In another email, Samberg directed Zilkha that information obtained from Zilkha’s contacts within Microsoft should not be shared with an analyst. Zilkha and Samberg had this edited exchange about Microsoft’s expected earnings:
Zilkha: I told Sherlund [an analyst] on the call that MSFT [Microsoft ticker symbol] was anticipating beating earnings for the Q as of last Thursday. He asked if me whether he could put out a note talking up MSFT. I told him I’d let him know tomorrow after I heard back from my contact--and had gotten your take on what we would like we’d like him to do.
Samberg: As to msft, I don’t want to be associated with anything Sherlund [stock analyst] does. If, after talking to you he feels comfortable with the stock, fine, but we absolutely should not be relaying info to him about what you had learned via contacts within the company.
Here is another Samberg-Zilkha exchange, while Zilkha was still employed by Microsoft, on April 7:
Samberg: I own some msft on the win2000 cycle, despite recurring indications from knowledgeable people that the company will either preannounce or take guidance down. Any tidbits you care to lob in would be appreciated.

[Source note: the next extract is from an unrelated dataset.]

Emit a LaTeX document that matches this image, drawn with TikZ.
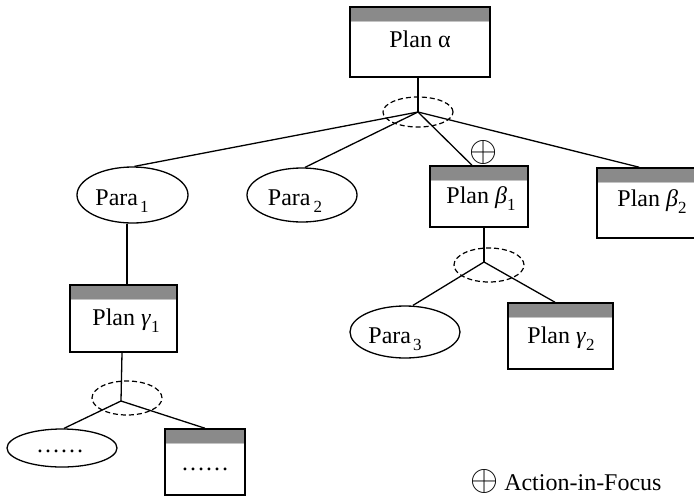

Zilkha: I will get back to you on MSFT ASAP.
Zilkha did not reply by email, at least in no email that Enforcement staff could find, so there was no proof what he told Samberg. However, between April 9 and 11, Samberg bought 30,000 options contracts on the assumption that Microsoft would beat its earnings, the reverse of his belief stated in his email. On April 20, Microsoft did in fact beat its earnings. Samberg made a $12 million profit on his April 9-11 option trades.
On April 23, Zilkha’s first day at PCM, Samberg sent him an email: “I shouldn’t say this, but you have probably paid for yourself already!” Samberg emailed two other PCM executives on the same day: “our new guy, david zilkha [sic], is in ct today. check [sic] him out. He’s already got a great p&l [profit and loss] on his msft input.” Zilkha had earned his “great p&l” with PCM while still an employee of Microsoft.
In general, the Samberg-Zilkha emails were anomalous. The evidence suggests two reasons. First, Samberg likely used instant messaging when he did not wish to leave a trail, which would have been the case if he was soliciting or receiving material nonpublic information. Instant messaging left no telltale image in any server or computer. Second, Samberg was under pressure to perform after April 2001, when his partner announced he intended to leave with half of PCM’s assets and thus Samberg may have taken greater risks than usual.
Samberg’s Testimony Advanced the Investigation of PCM’s Trading in GE and Heller
The first subpoenas to PCM were issued in early February 2005. In April and May, PCM began producing significant volumes of its records. I took Samberg’s testimony in early May and again in early June 2005. By early June 2005, the evidence suggested that Samberg had relied on an illegal tip in directing PCM’s trades in GE and Heller. I summarized that evidence in my email of June 27, 2005, to Ribelin, who attended both sessions of Samberg’s testimony, Assistant Director Mark Kreitman (Kreitman), and Hanson.